• **Source excerpt**
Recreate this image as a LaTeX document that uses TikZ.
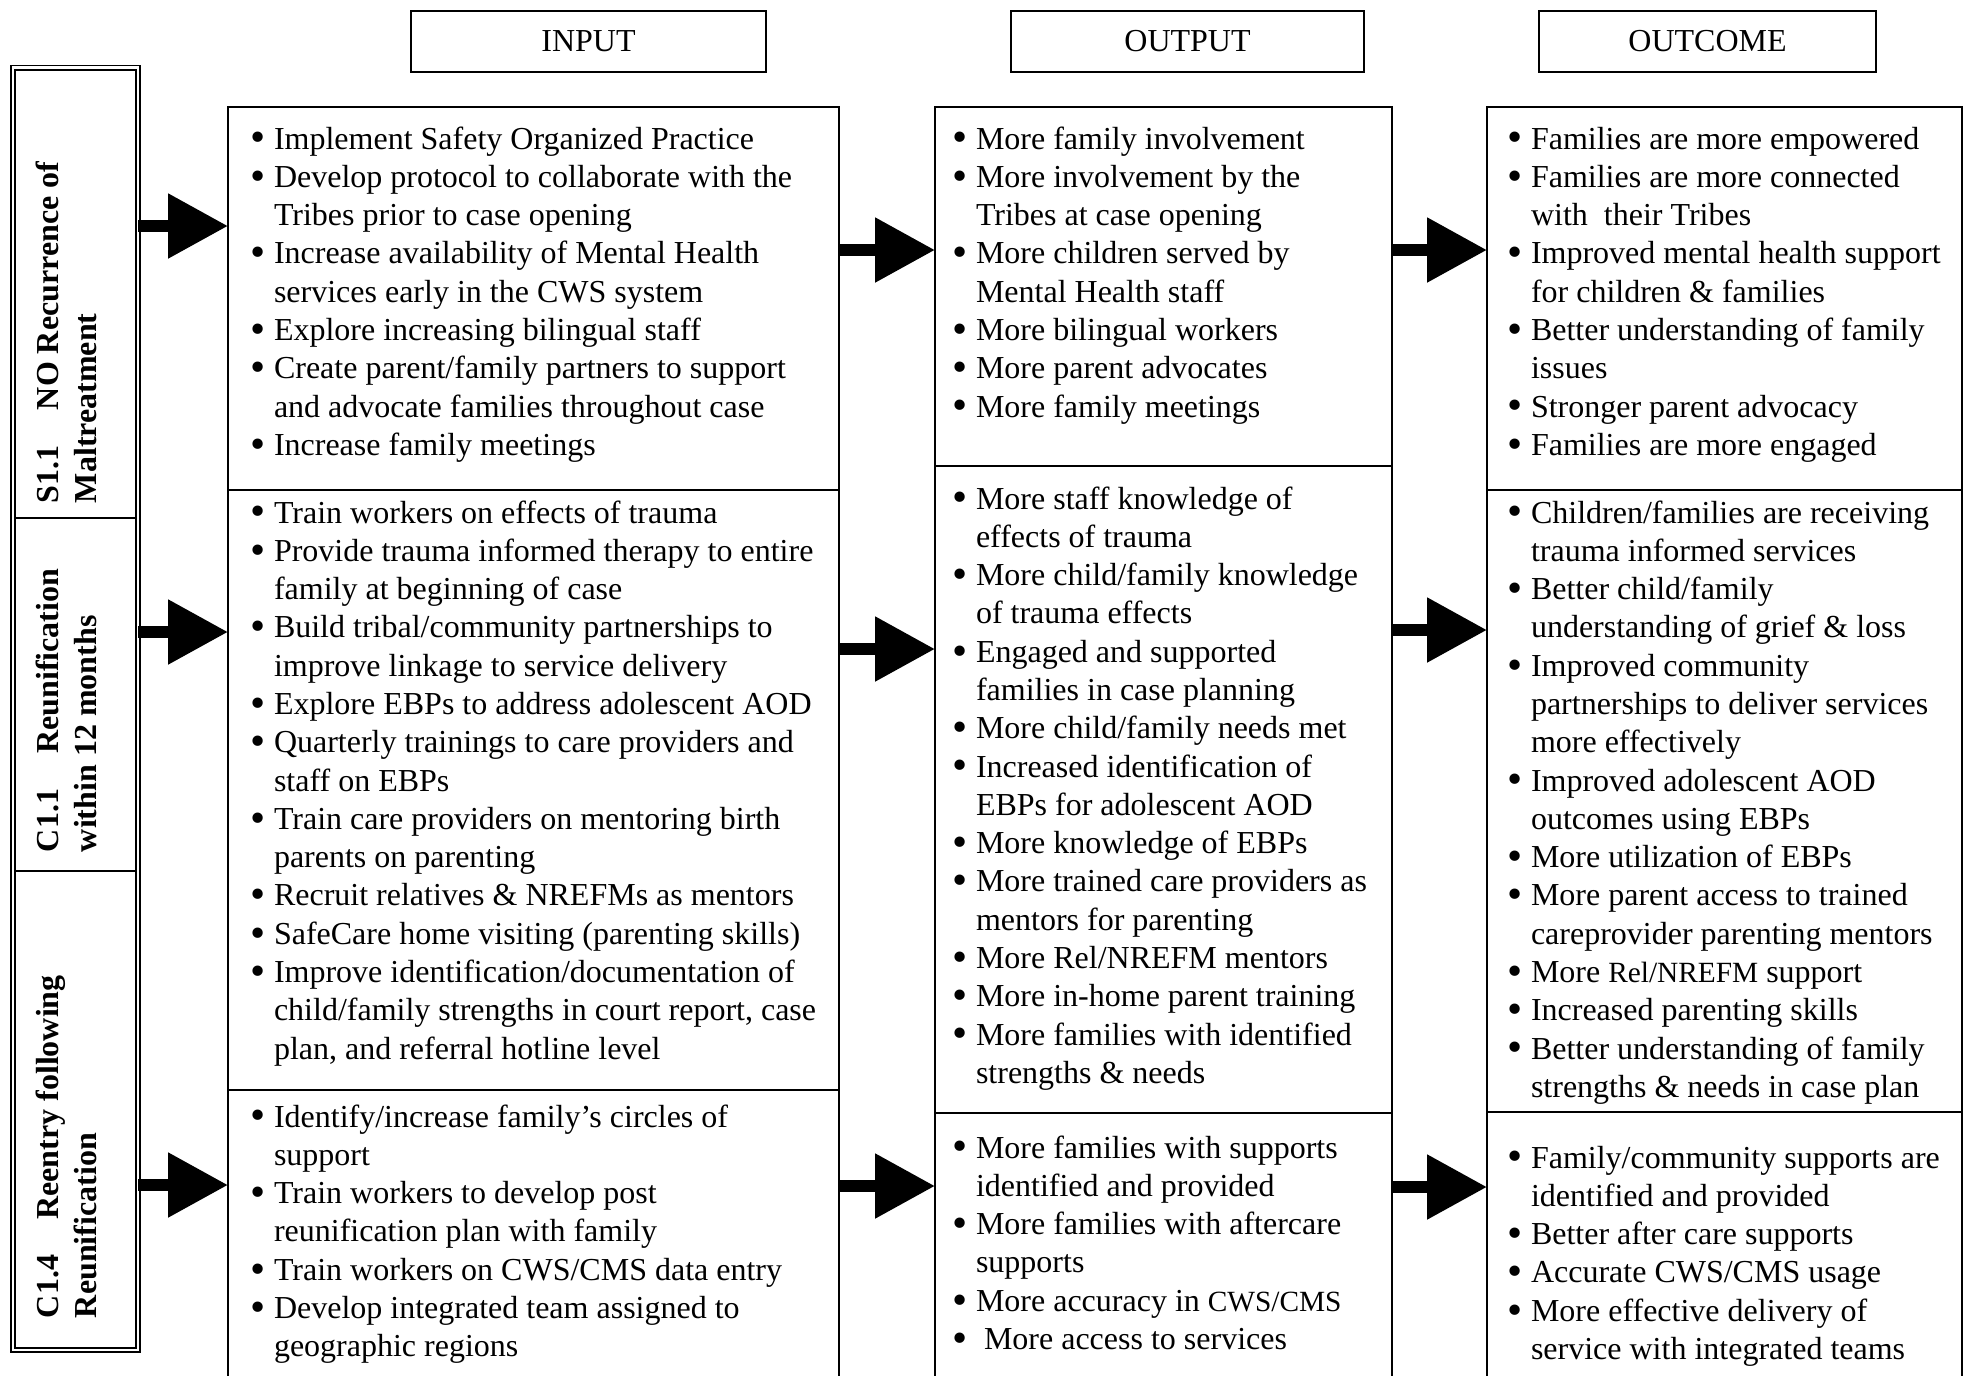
\documentclass[tikz,border=0pt]{standalone}
\usepackage{fontspec}
\usepackage{graphicx}
\setmainfont{Liberation Serif}
\usetikzlibrary{arrows.meta,fit}
\newcommand{\bi}{\makebox[9pt][l]{\raisebox{-0.09em}{\scalebox{1.35}{\textbullet}}}}
\newcommand{\ci}{\hspace*{9pt}}
\newcommand{\lst}[1]{\begin{tabular}[t]{@{}l@{}}#1\end{tabular}}
\newcommand{\smf}[1]{{\fontsize{11}{14.36}\selectfont #1}}
\begin{document}
\begin{tikzpicture}[x=0.375pt,y=-0.375pt,
  every node/.style={inner sep=0pt,outer sep=0pt},
  txt/.style={font=\fontsize{12}{14.36}\selectfont,anchor=base west},
  lab/.style={font=\bfseries\fontsize{12}{14.36}\selectfont,rotate=90,anchor=base west},
  hdr/.style={draw,line width=0.45pt,font=\fontsize{12}{14.36}\selectfont,minimum height=22.9pt},
  cell/.style={draw,line width=0.6pt},
  labcell/.style={draw,line width=0.5pt},
  barrow/.style={line width=4.5pt,-{Triangle[length=22.5pt 0 0,width=23.25pt 0 0]}}]
\useasboundingbox (0,0) rectangle (1967,1375);
% headers
\node[hdr,minimum width=133.1pt] (hin) at (588.5,41.5) {INPUT};
\node[hdr,minimum width=132.4pt] (hout) at (1187.5,41.5) {OUTPUT};
\node[hdr,minimum width=126.4pt] (hoc) at (1707.5,41.5) {OUTCOME};
% label box
\node[fit={(13,67.5) (138,1350)},draw,line width=0.5pt,double,double distance=1pt] (labbox) {};
\node[labcell,fit={(15,70) (136,518)}] (lab1) {};
\node[labcell,fit={(15,518) (136,871)}] (lab2) {};
\node[labcell,fit={(15,871) (136,1348)}] (lab3) {};
\node[lab] (l1) at (58,503) {\lst{S1.1\hspace{1.1em}NO Recurrence of\\Maltreatment}};
\node[lab] (l2) at (58,852) {\lst{C1.1\hspace{1.1em}Reunification\\within 12 months}};
\node[lab] (l3) at (58,1318) {\lst{C1.4\hspace{1.1em}Reentry following\\Reunification}};
% cells
\node[cell,fit={(228,107) (839,490)}] (in1) {};
\node[cell,fit={(228,490) (839,1090)}] (in2) {};
\node[cell,fit={(228,1090) (839,1420)}] (in3) {};
\node[cell,fit={(935,107) (1392,466)}] (out1) {};
\node[cell,fit={(935,466) (1392,1113)}] (out2) {};
\node[cell,fit={(935,1113) (1392,1420)}] (out3) {};
\node[cell,fit={(1487,107) (1962,490)}] (oc1) {};
\node[cell,fit={(1487,490) (1962,1112)}] (oc2) {};
\node[cell,fit={(1487,1112) (1962,1420)}] (oc3) {};
% arrow levels
\coordinate (ya1) at (0,226);
\coordinate (ya2) at (0,632);
\coordinate (ya3) at (0,1185);
\coordinate (yb1) at (0,250);
\coordinate (yb2) at (0,649);
\coordinate (yb3) at (0,1186);
\coordinate (yc1) at (0,250);
\coordinate (yc2) at (0,630);
\coordinate (yc3) at (0,1187);
\draw[barrow] (labbox.east |- ya1) -- (in1.west |- ya1);
\draw[barrow] (labbox.east |- ya2) -- (in2.west |- ya2);
\draw[barrow] (labbox.east |- ya3) -- (in3.west |- ya3);
\draw[barrow] (in1.east |- yb1) -- (out1.west |- yb1);
\draw[barrow] (in2.east |- yb2) -- (out2.west |- yb2);
\draw[barrow] (in3.east |- yb3) -- (out3.west |- yb3);
\draw[barrow] (out1.east |- yc1) -- (oc1.west |- yc1);
\draw[barrow] (out2.east |- yc2) -- (oc2.west |- yc2);
\draw[barrow] (out3.east |- yc3) -- (oc3.west |- yc3);
% INPUT texts
\node[txt] (tin1) at (250,149) {\lst{%
\bi Implement Safety Organized Practice\\
\bi Develop protocol to collaborate with the\\
\ci Tribes prior to case opening\\
\bi Increase availability of Mental Health\\
\ci services early in the CWS system\\
\bi Explore increasing bilingual staff\\
\bi Create parent/family partners to support\\
\ci and advocate families throughout case\\
\bi Increase family meetings}};
\node[txt] (tin2) at (250,523) {\lst{%
\bi Train workers on effects of trauma\\
\bi Provide trauma informed therapy to entire\\
\ci family at beginning of case\\
\bi Build tribal/community partnerships to\\
\ci improve linkage to service delivery\\
\bi Explore EBPs to address adolescent AOD\\
\bi Quarterly trainings to care providers and\\
\ci staff on EBPs\\
\bi Train care providers on mentoring birth\\
\ci parents on parenting\\
\bi Recruit relatives \& NREFMs as mentors\\
\bi SafeCare home visiting (parenting skills)\\
\bi Improve identification/documentation of\\
\ci child/family strengths in court report, case\\
\ci plan, and referral hotline level}};
\node[txt] (tin3) at (250,1127) {\lst{%
\bi Identify/increase family’s circles of\\
\ci support\\
\bi Train workers to develop post\\
\ci reunification plan with family\\
\bi Train workers on CWS/CMS data entry\\
\bi Develop integrated team assigned to\\
\ci geographic regions}};
% OUTPUT texts
\node[txt] (tout1) at (952,149) {\lst{%
\bi More family involvement\\
\bi More involvement by the\\
\ci Tribes at case opening\\
\bi More children served by\\
\ci Mental Health staff\\
\bi More bilingual workers\\
\bi More parent advocates\\
\bi More family meetings}};
\node[txt] (tout2) at (952,509) {\lst{%
\bi More staff knowledge of\\
\ci effects of trauma\\
\bi More child/family knowledge\\
\ci of trauma effects\\
\bi Engaged and supported\\
\ci families in case planning\\
\bi More child/family needs met\\
\bi Increased identification of\\
\ci EBPs for adolescent AOD\\
\bi More knowledge of EBPs\\
\bi More trained care providers as\\
\ci mentors for parenting\\
\bi More Rel/NREFM mentors\\
\bi More in-home parent training\\
\bi More families with identified\\
\ci strengths \& needs}};
\node[txt] (tout3) at (952,1158) {\lst{%
\bi More families with supports\\
\ci identified and provided\\
\bi More families with aftercare\\
\ci supports\\
\bi More accuracy in \smf{CWS/CMS}\\
\bi\hspace{3pt}More access to services}};
% OUTCOME texts
\node[txt] (toc1) at (1507,149) {\lst{%
\bi Families are more empowered\\
\bi Families are more connected\\
\ci with\ \ their Tribes\\
\bi Improved mental health support\\
\ci for children \& families\\
\bi Better understanding of family\\
\ci issues\\
\bi Stronger parent advocacy\\
\bi Families are more engaged}};
\node[txt] (toc2) at (1507,523) {\lst{%
\bi Children/families are receiving\\
\ci trauma informed services\\
\bi Better child/family\\
\ci understanding of grief \& loss\\
\bi Improved community\\
\ci partnerships to deliver services\\
\ci more effectively\\
\bi Improved adolescent AOD\\
\ci outcomes using EBPs\\
\bi More utilization of EBPs\\
\bi More parent access to trained\\
\ci careprovider parenting mentors\\
\bi More \smf{Rel/NREFM} support\\
\bi Increased parenting skills\\
\bi Better understanding of family\\
\ci strengths \& needs in case plan}};
\node[txt] (toc3) at (1507,1168) {\lst{%
\bi Family/community supports are\\
\ci identified and provided\\
\bi Better after care supports\\
\bi Accurate CWS/CMS usage\\
\bi More effective delivery of\\
\ci service with integrated teams}};
\end{tikzpicture}
\end{document}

• **Problem to solve**
Pictures in the data above should not be copied; transcribe everything else exactly.

• **The solution**
Recreate this image as a LaTeX document that uses TikZ.
\documentclass[tikz,border=0pt]{standalone}
\usepackage{fontspec}
\usepackage{graphicx}
\setmainfont{Liberation Serif}
\usetikzlibrary{arrows.meta,fit}
\newcommand{\bi}{\makebox[9pt][l]{\raisebox{-0.09em}{\scalebox{1.35}{\textbullet}}}}
\newcommand{\ci}{\hspace*{9pt}}
\newcommand{\lst}[1]{\begin{tabular}[t]{@{}l@{}}#1\end{tabular}}
\newcommand{\smf}[1]{{\fontsize{11}{14.36}\selectfont #1}}
\begin{document}
\begin{tikzpicture}[x=0.375pt,y=-0.375pt,
  every node/.style={inner sep=0pt,outer sep=0pt},
  txt/.style={font=\fontsize{12}{14.36}\selectfont,anchor=base west},
  lab/.style={font=\bfseries\fontsize{12}{14.36}\selectfont,rotate=90,anchor=base west},
  hdr/.style={draw,line width=0.45pt,font=\fontsize{12}{14.36}\selectfont,minimum height=22.9pt},
  cell/.style={draw,line width=0.6pt},
  labcell/.style={draw,line width=0.5pt},
  barrow/.style={line width=4.5pt,-{Triangle[length=22.5pt 0 0,width=23.25pt 0 0]}}]
\useasboundingbox (0,0) rectangle (1967,1375);
% headers
\node[hdr,minimum width=133.1pt] (hin) at (588.5,41.5) {INPUT};
\node[hdr,minimum width=132.4pt] (hout) at (1187.5,41.5) {OUTPUT};
\node[hdr,minimum width=126.4pt] (hoc) at (1707.5,41.5) {OUTCOME};
% label box
\node[fit={(13,67.5) (138,1350)},draw,line width=0.5pt,double,double distance=1pt] (labbox) {};
\node[labcell,fit={(15,70) (136,518)}] (lab1) {};
\node[labcell,fit={(15,518) (136,871)}] (lab2) {};
\node[labcell,fit={(15,871) (136,1348)}] (lab3) {};
\node[lab] (l1) at (58,503) {\lst{S1.1\hspace{1.1em}NO Recurrence of\\Maltreatment}};
\node[lab] (l2) at (58,852) {\lst{C1.1\hspace{1.1em}Reunification\\within 12 months}};
\node[lab] (l3) at (58,1318) {\lst{C1.4\hspace{1.1em}Reentry following\\Reunification}};
% cells
\node[cell,fit={(228,107) (839,490)}] (in1) {};
\node[cell,fit={(228,490) (839,1090)}] (in2) {};
\node[cell,fit={(228,1090) (839,1420)}] (in3) {};
\node[cell,fit={(935,107) (1392,466)}] (out1) {};
\node[cell,fit={(935,466) (1392,1113)}] (out2) {};
\node[cell,fit={(935,1113) (1392,1420)}] (out3) {};
\node[cell,fit={(1487,107) (1962,490)}] (oc1) {};
\node[cell,fit={(1487,490) (1962,1112)}] (oc2) {};
\node[cell,fit={(1487,1112) (1962,1420)}] (oc3) {};
% arrow levels
\coordinate (ya1) at (0,226);
\coordinate (ya2) at (0,632);
\coordinate (ya3) at (0,1185);
\coordinate (yb1) at (0,250);
\coordinate (yb2) at (0,649);
\coordinate (yb3) at (0,1186);
\coordinate (yc1) at (0,250);
\coordinate (yc2) at (0,630);
\coordinate (yc3) at (0,1187);
\draw[barrow] (labbox.east |- ya1) -- (in1.west |- ya1);
\draw[barrow] (labbox.east |- ya2) -- (in2.west |- ya2);
\draw[barrow] (labbox.east |- ya3) -- (in3.west |- ya3);
\draw[barrow] (in1.east |- yb1) -- (out1.west |- yb1);
\draw[barrow] (in2.east |- yb2) -- (out2.west |- yb2);
\draw[barrow] (in3.east |- yb3) -- (out3.west |- yb3);
\draw[barrow] (out1.east |- yc1) -- (oc1.west |- yc1);
\draw[barrow] (out2.east |- yc2) -- (oc2.west |- yc2);
\draw[barrow] (out3.east |- yc3) -- (oc3.west |- yc3);
% INPUT texts
\node[txt] (tin1) at (250,149) {\lst{%
\bi Implement Safety Organized Practice\\
\bi Develop protocol to collaborate with the\\
\ci Tribes prior to case opening\\
\bi Increase availability of Mental Health\\
\ci services early in the CWS system\\
\bi Explore increasing bilingual staff\\
\bi Create parent/family partners to support\\
\ci and advocate families throughout case\\
\bi Increase family meetings}};
\node[txt] (tin2) at (250,523) {\lst{%
\bi Train workers on effects of trauma\\
\bi Provide trauma informed therapy to entire\\
\ci family at beginning of case\\
\bi Build tribal/community partnerships to\\
\ci improve linkage to service delivery\\
\bi Explore EBPs to address adolescent AOD\\
\bi Quarterly trainings to care providers and\\
\ci staff on EBPs\\
\bi Train care providers on mentoring birth\\
\ci parents on parenting\\
\bi Recruit relatives \& NREFMs as mentors\\
\bi SafeCare home visiting (parenting skills)\\
\bi Improve identification/documentation of\\
\ci child/family strengths in court report, case\\
\ci plan, and referral hotline level}};
\node[txt] (tin3) at (250,1127) {\lst{%
\bi Identify/increase family’s circles of\\
\ci support\\
\bi Train workers to develop post\\
\ci reunification plan with family\\
\bi Train workers on CWS/CMS data entry\\
\bi Develop integrated team assigned to\\
\ci geographic regions}};
% OUTPUT texts
\node[txt] (tout1) at (952,149) {\lst{%
\bi More family involvement\\
\bi More involvement by the\\
\ci Tribes at case opening\\
\bi More children served by\\
\ci Mental Health staff\\
\bi More bilingual workers\\
\bi More parent advocates\\
\bi More family meetings}};
\node[txt] (tout2) at (952,509) {\lst{%
\bi More staff knowledge of\\
\ci effects of trauma\\
\bi More child/family knowledge\\
\ci of trauma effects\\
\bi Engaged and supported\\
\ci families in case planning\\
\bi More child/family needs met\\
\bi Increased identification of\\
\ci EBPs for adolescent AOD\\
\bi More knowledge of EBPs\\
\bi More trained care providers as\\
\ci mentors for parenting\\
\bi More Rel/NREFM mentors\\
\bi More in-home parent training\\
\bi More families with identified\\
\ci strengths \& needs}};
\node[txt] (tout3) at (952,1158) {\lst{%
\bi More families with supports\\
\ci identified and provided\\
\bi More families with aftercare\\
\ci supports\\
\bi More accuracy in \smf{CWS/CMS}\\
\bi\hspace{3pt}More access to services}};
% OUTCOME texts
\node[txt] (toc1) at (1507,149) {\lst{%
\bi Families are more empowered\\
\bi Families are more connected\\
\ci with\ \ their Tribes\\
\bi Improved mental health support\\
\ci for children \& families\\
\bi Better understanding of family\\
\ci issues\\
\bi Stronger parent advocacy\\
\bi Families are more engaged}};
\node[txt] (toc2) at (1507,523) {\lst{%
\bi Children/families are receiving\\
\ci trauma informed services\\
\bi Better child/family\\
\ci understanding of grief \& loss\\
\bi Improved community\\
\ci partnerships to deliver services\\
\ci more effectively\\
\bi Improved adolescent AOD\\
\ci outcomes using EBPs\\
\bi More utilization of EBPs\\
\bi More parent access to trained\\
\ci careprovider parenting mentors\\
\bi More \smf{Rel/NREFM} support\\
\bi Increased parenting skills\\
\bi Better understanding of family\\
\ci strengths \& needs in case plan}};
\node[txt] (toc3) at (1507,1168) {\lst{%
\bi Family/community supports are\\
\ci identified and provided\\
\bi Better after care supports\\
\bi Accurate CWS/CMS usage\\
\bi More effective delivery of\\
\ci service with integrated teams}};
\end{tikzpicture}
\end{document}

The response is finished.